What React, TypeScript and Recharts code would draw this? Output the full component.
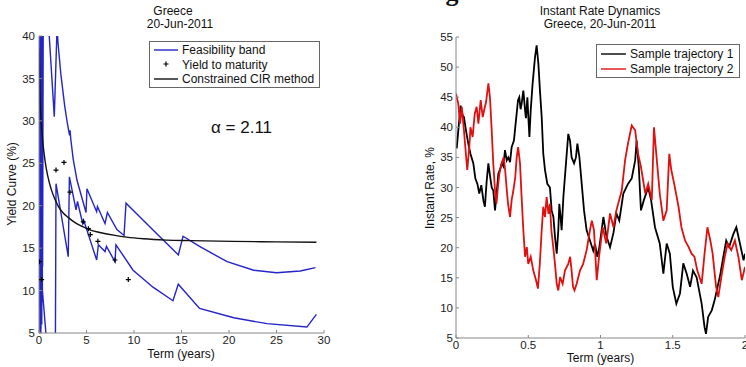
import React from "react";
import { ComposedChart, LineChart, Line, Scatter, XAxis, YAxis } from "recharts";

type Pt = { x: number; y: number };
const pts = (arr: number[][]): Pt[] => arr.map(([x, y]) => ({ x, y }));

// ---- left panel: yield curve, Greece 20-Jun-2011 ----
const termTicks = [0, 5, 10, 15, 20, 25, 30];
const yieldTicks = [5, 10, 15, 20, 25, 30, 35, 40];

const upperBand = pts([
  [0, 33], [0.03, 44], [0.07, 8], [0.12, 44], [0.17, 5.5], [0.22, 44], [0.27, 14],
  [0.32, 44], [0.38, 12.8], [0.45, 44], [0.95, 42.3], [1.61, 30.5], [1.9, 41],
  [2.0, 39.2], [2.3, 35.5], [2.7, 31.8], [3.0, 29.6], [3.22, 28.3], [3.27, 28.9],
  [3.35, 27.8], [3.6, 25.5], [4.0, 23], [4.5, 21], [4.95, 19.2], [5.05, 22],
  [6.07, 19.3], [6.15, 19.9], [6.95, 17.9], [7.2, 19.2], [8.2, 17.2], [8.95, 16.5],
  [9.16, 20.3], [10.6, 18.7], [12.4, 16.7], [13.4, 15.6], [14.67, 14.2], [15.16, 16.4],
  [16.9, 15.2], [19.8, 13.4], [22.6, 12.4], [25, 12.1], [27.5, 12.3], [29.1, 12.7],
]);

const lowerBand = pts([
  [0, 13], [0.04, 33], [0.09, 3], [0.14, 38], [0.19, 4], [0.24, 30], [0.29, 6],
  [0.33, 20], [0.36, 10], [0.76, 4.5], [0.85, 2], [1.72, 2], [1.79, 22.6],
  [3.08, 14], [3.2, 23.4], [3.9, 19.5], [4.05, 20.5], [4.6, 17.9], [4.7, 18.3],
  [6.07, 13.6], [6.25, 15.4], [6.95, 14.6], [7.1, 15.2], [8.0, 13.4], [8.1, 15.4],
  [9.9, 12.4], [12.0, 10.4], [14.1, 8.8], [14.66, 10.75], [16.9, 7.9], [20.5, 6.8],
  [24, 6.1], [28.2, 5.7], [29.2, 7.2],
]);

const yieldToMaturity = pts([
  [0.03, 13.4], [0.28, 11.3], [1.79, 24.2], [2.63, 25.1], [3.26, 21.6], [4.66, 18.1],
  [5.2, 17.3], [5.4, 16.6], [6.2, 15.8], [8.0, 13.6], [9.4, 11.3],
]);

const cirCurve = pts([
  [0.02, 38.5], [0.06, 35.3], [0.1, 33], [0.18, 30.8], [0.3, 28.8], [0.45, 27],
  [0.65, 25.2], [0.9, 23.6], [1.3, 21.9], [1.7, 20.7], [2.05, 19.9], [2.5, 19.2],
  [3.1, 18.6], [3.8, 18], [4.66, 17.5], [5.5, 17.1], [6.4, 16.85], [8, 16.5],
  [9.2, 16.3], [11, 16.1], [13.4, 15.95], [16, 15.88], [20.4, 15.8], [25, 15.74],
  [29.2, 15.7],
]);

// ---- right panel: instant rate dynamics ----
const shortTermTicks = [0, 0.5, 1, 1.5, 2];
const rateTicks = [5, 10, 15, 20, 25, 30, 35, 40, 45, 50, 55];

const trajectory1 = pts([
  [0.005, 36.5], [0.016, 39.5], [0.032, 43.6], [0.046, 42], [0.055, 41.7], [0.069, 39.5],
  [0.085, 37.3], [0.1, 35.6], [0.12, 34], [0.134, 31.5], [0.148, 30.6], [0.161, 29],
  [0.175, 30.4], [0.19, 27.8], [0.2, 26.8], [0.212, 31], [0.224, 34], [0.235, 32],
  [0.247, 30], [0.258, 29.5], [0.27, 26.2], [0.281, 29], [0.293, 32.3], [0.305, 33],
  [0.316, 34], [0.328, 33.5], [0.339, 36.2], [0.351, 34.5], [0.362, 35], [0.374, 34.2],
  [0.385, 36.7], [0.401, 37.8], [0.41, 40], [0.42, 42.3], [0.429, 44.5], [0.438, 45],
  [0.447, 43], [0.454, 43.9], [0.466, 46.1], [0.478, 42.8], [0.484, 41.5], [0.494, 45],
  [0.5, 42], [0.508, 38.4], [0.517, 42.8], [0.53, 47.2], [0.547, 51.7], [0.558, 53.6],
  [0.57, 50.6], [0.581, 46.1], [0.593, 41.7], [0.604, 35.6], [0.616, 32.9], [0.632, 30.6],
  [0.65, 30], [0.662, 26.2], [0.674, 25.1], [0.685, 21.8], [0.697, 19], [0.708, 22.9],
  [0.715, 27.3], [0.724, 25], [0.731, 22.9], [0.743, 28.4], [0.761, 34], [0.777, 38.9],
  [0.789, 37.8], [0.8, 35], [0.817, 34], [0.83, 35], [0.84, 37.3], [0.854, 35],
  [0.87, 30.6], [0.886, 26.2], [0.904, 22.9], [0.927, 21.2], [0.95, 19.5], [0.962, 20.6],
  [0.978, 18.5], [0.992, 20.1], [1.02, 25.1], [1.04, 22], [1.066, 20.1], [1.09, 22.5],
  [1.11, 25.7], [1.13, 24.5], [1.158, 29], [1.19, 30.6], [1.216, 31.5], [1.24, 34.5],
  [1.25, 37.8], [1.265, 33.4], [1.28, 26.2], [1.3, 27.9], [1.33, 30], [1.35, 27.9],
  [1.377, 23.4], [1.41, 20.7], [1.435, 15.7], [1.458, 20.7], [1.48, 19], [1.5, 13.5],
  [1.525, 10.7], [1.55, 12.4], [1.573, 17.4], [1.596, 15.7], [1.62, 13.5], [1.64, 16.2],
  [1.665, 15.1], [1.7, 10.7], [1.72, 6.8], [1.73, 5.7], [1.745, 8.5], [1.77, 9.6],
  [1.79, 11.3], [1.83, 15.7], [1.85, 18.5], [1.87, 21.2], [1.89, 20.1], [1.92, 22.3],
  [1.94, 23.4], [1.965, 20.7], [1.99, 17.9], [2.0, 19],
]);

const trajectory2 = pts([
  [0, 45.6], [0.016, 43.9], [0.028, 40.6], [0.04, 43.4], [0.055, 39.5], [0.07, 35.1],
  [0.078, 32.9], [0.092, 36.7], [0.1, 40], [0.115, 38.4], [0.13, 42.3], [0.143, 43.4],
  [0.155, 40.6], [0.171, 44.5], [0.185, 41.7], [0.196, 43], [0.208, 44.2], [0.224, 47.3],
  [0.235, 45], [0.247, 39.5], [0.258, 34], [0.27, 29.5], [0.28, 27.3], [0.29, 30],
  [0.3, 32.3], [0.316, 34], [0.33, 35], [0.34, 32.9], [0.35, 30], [0.36, 27.3],
  [0.374, 25.1], [0.385, 27.9], [0.397, 29.5], [0.41, 31.7], [0.42, 35], [0.43, 36.7],
  [0.443, 34], [0.454, 28.4], [0.466, 22.9], [0.478, 18.5], [0.49, 20.1], [0.5, 17.3],
  [0.517, 18.5], [0.535, 16.2], [0.554, 14.6], [0.567, 13.2], [0.58, 17.3], [0.593, 22.9],
  [0.604, 26.8], [0.616, 25.1], [0.627, 28.4], [0.64, 25.6], [0.65, 27.3], [0.66, 22.9],
  [0.673, 20.1], [0.685, 17.3], [0.697, 14], [0.708, 12.9], [0.72, 15.1], [0.738, 14],
  [0.754, 16.2], [0.777, 17.3], [0.79, 18.5], [0.8, 16.2], [0.81, 13.5], [0.82, 12.9],
  [0.835, 14], [0.858, 16.2], [0.88, 17.3], [0.904, 19.6], [0.927, 22.9], [0.94, 24.5],
  [0.955, 22.9], [0.974, 14.6], [0.99, 18.5], [1.015, 23.4], [1.04, 20.7], [1.066, 25.7],
  [1.09, 23.4], [1.11, 26.2], [1.147, 29.5], [1.17, 34.5], [1.19, 37.3], [1.216, 40.3],
  [1.24, 39.5], [1.26, 35.6], [1.28, 33.4], [1.31, 29], [1.33, 30.6], [1.355, 27.9],
  [1.37, 40], [1.39, 34.5], [1.41, 29], [1.435, 24.5], [1.458, 26.2], [1.476, 35.6],
  [1.49, 32.9], [1.51, 30.6], [1.54, 26.8], [1.56, 23.4], [1.585, 21.2], [1.61, 20.1],
  [1.63, 19], [1.65, 18.5], [1.67, 16.2], [1.7, 14], [1.72, 19], [1.74, 23.4],
  [1.76, 21.2], [1.776, 19], [1.8, 13.5], [1.815, 11.8], [1.84, 15.7], [1.86, 18.5],
  [1.88, 20.7], [1.905, 19.6], [1.93, 21.2], [1.954, 18.5], [1.978, 14.6], [2.0, 16.8],
]);

const FONT = "'Liberation Sans', Arial, sans-serif";
const BLUE = "#2424c8";
const RED = "#e01010";
const axisStyle = { stroke: "#888" };
const tickStyle = { fontSize: 11.5, fill: "#222", fontFamily: FONT };

const Plus = (props: any) => {
  const { cx, cy } = props;
  if (cx == null || cy == null) return null;
  return (
    <path
      d={`M${cx - 2.5},${cy}h5M${cx},${cy - 2.5}v5`}
      stroke="#000"
      strokeWidth={1.2}
      fill="none"
    />
  );
};

const fmtTerm = (v: number) => String(v);

const App: React.FC = () => {
  return (
    <div style={{ position: "absolute", left: 0, top: 0, width: 746, height: 367, background: "#fff", overflow: "hidden" }}>
      <div style={{ position: "absolute", left: 0, top: 0 }}>
        <ComposedChart width={373} height={367} margin={{ top: 36, right: 49, bottom: 14, left: 0 }}>
          <XAxis
            type="number"
            dataKey="x"
            domain={[0, 30]}
            ticks={termTicks}
            interval={0}
            allowDataOverflow
            height={20}
            tickSize={-3}
            tickMargin={6}
            axisLine={axisStyle}
            tickLine={axisStyle}
            tick={tickStyle}
          />
          <YAxis
            type="number"
            dataKey="y"
            domain={[5, 40]}
            ticks={yieldTicks}
            interval={0}
            allowDataOverflow
            width={39}
            tickSize={-3}
            tickMargin={7}
            axisLine={axisStyle}
            tickLine={axisStyle}
            tick={tickStyle}
          />
          <Line data={upperBand} dataKey="y" type="linear" stroke={BLUE} strokeWidth={1.4} dot={false} isAnimationActive={false} />
          <Line data={lowerBand} dataKey="y" type="linear" stroke={BLUE} strokeWidth={1.4} dot={false} isAnimationActive={false} />
          <Scatter data={yieldToMaturity} dataKey="y" shape={<Plus />} isAnimationActive={false} />
          <Line data={cirCurve} dataKey="y" type="monotone" stroke="#111" strokeWidth={1.4} dot={false} isAnimationActive={false} />
        </ComposedChart>
      </div>

      <div style={{ position: "absolute", left: 373, top: 0 }}>
        <LineChart width={373} height={367} margin={{ top: 37, right: 1, bottom: 9, left: 40 }}>
          <XAxis
            type="number"
            dataKey="x"
            domain={[0, 2]}
            ticks={shortTermTicks}
            tickFormatter={fmtTerm}
            interval={0}
            allowDataOverflow
            height={20}
            tickSize={-3}
            tickMargin={6}
            axisLine={axisStyle}
            tickLine={axisStyle}
            tick={tickStyle}
          />
          <YAxis
            type="number"
            dataKey="y"
            domain={[5, 55]}
            ticks={rateTicks}
            interval={0}
            allowDataOverflow
            width={43}
            tickSize={-3}
            tickMargin={6}
            axisLine={axisStyle}
            tickLine={axisStyle}
            tick={tickStyle}
          />
          <Line data={trajectory1} dataKey="y" type="linear" stroke="#000" strokeWidth={1.8} dot={false} isAnimationActive={false} />
          <Line data={trajectory2} dataKey="y" type="linear" stroke={RED} strokeWidth={1.8} dot={false} isAnimationActive={false} />
        </LineChart>
      </div>

      <svg width={746} height={367} style={{ position: "absolute", left: 0, top: 0, pointerEvents: "none" }} fontFamily={FONT} fill="#111">
        <text x={452} y={1} fontSize={26} fontWeight="bold" fontFamily="'Liberation Serif', serif" textAnchor="middle">g</text>

        <text x={173} y={15} fontSize={12} textAnchor="middle">Greece</text>
        <text x={180} y={27.5} fontSize={12} textAnchor="middle">20-Jun-2011</text>
        <text x={181} y={358} fontSize={12} textAnchor="middle">Term (years)</text>
        <text x={16} y={184} fontSize={12} textAnchor="middle" transform="rotate(-90 16 184)">Yield Curve (%)</text>
        <text x={211} y={133} fontSize={17}>α = 2.11</text>

        <rect x={149.5} y={41.5} width={170} height={46} fill="#fff" stroke="#666" strokeWidth={1} />
        <line x1={154} y1={50} x2={178} y2={50} stroke={BLUE} strokeWidth={1.4} />
        <text x={182} y={54} fontSize={12}>Feasibility band</text>
        <path d="M163.5,64h5M166,61.5v5" stroke="#000" strokeWidth={1.2} />
        <text x={182} y={68.5} fontSize={12}>Yield to maturity</text>
        <line x1={154} y1={79} x2={178} y2={79} stroke="#111" strokeWidth={1.4} />
        <text x={182} y={83} fontSize={12}>Constrained CIR method</text>

        <text x={600} y={15} fontSize={12} textAnchor="middle">Instant Rate Dynamics</text>
        <text x={600} y={27.5} fontSize={12} textAnchor="middle">Greece, 20-Jun-2011</text>
        <text x={600.5} y={362} fontSize={12} textAnchor="middle">Term (years)</text>
        <text x={433.5} y={188} fontSize={12} textAnchor="middle" transform="rotate(-90 433.5 188)">Instant Rate, %</text>

        <rect x={596.5} y={44.5} width={143} height={33} fill="#fff" stroke="#666" strokeWidth={1} />
        <line x1={601} y1={54} x2={626} y2={54} stroke="#000" strokeWidth={1.4} />
        <text x={630} y={58} fontSize={12}>Sample trajectory 1</text>
        <line x1={601} y1={69} x2={626} y2={69} stroke={RED} strokeWidth={1.4} />
        <text x={630} y={73} fontSize={12}>Sample trajectory 2</text>
      </svg>
    </div>
  );
};

export default App;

____________________

=== TASK STATEMENT ===
Reproduce the material above exactly, first line through the line that contains "const yieldTicks = [5, 10, 15, 20, 25, 30, 35, 40];", minus the pictures.

=== EXPECTED ANSWER ===
What React, TypeScript and Recharts code would draw this? Output the full component.
import React from "react";
import { ComposedChart, LineChart, Line, Scatter, XAxis, YAxis } from "recharts";

type Pt = { x: number; y: number };
const pts = (arr: number[][]): Pt[] => arr.map(([x, y]) => ({ x, y }));

// ---- left panel: yield curve, Greece 20-Jun-2011 ----
const termTicks = [0, 5, 10, 15, 20, 25, 30];
const yieldTicks = [5, 10, 15, 20, 25, 30, 35, 40];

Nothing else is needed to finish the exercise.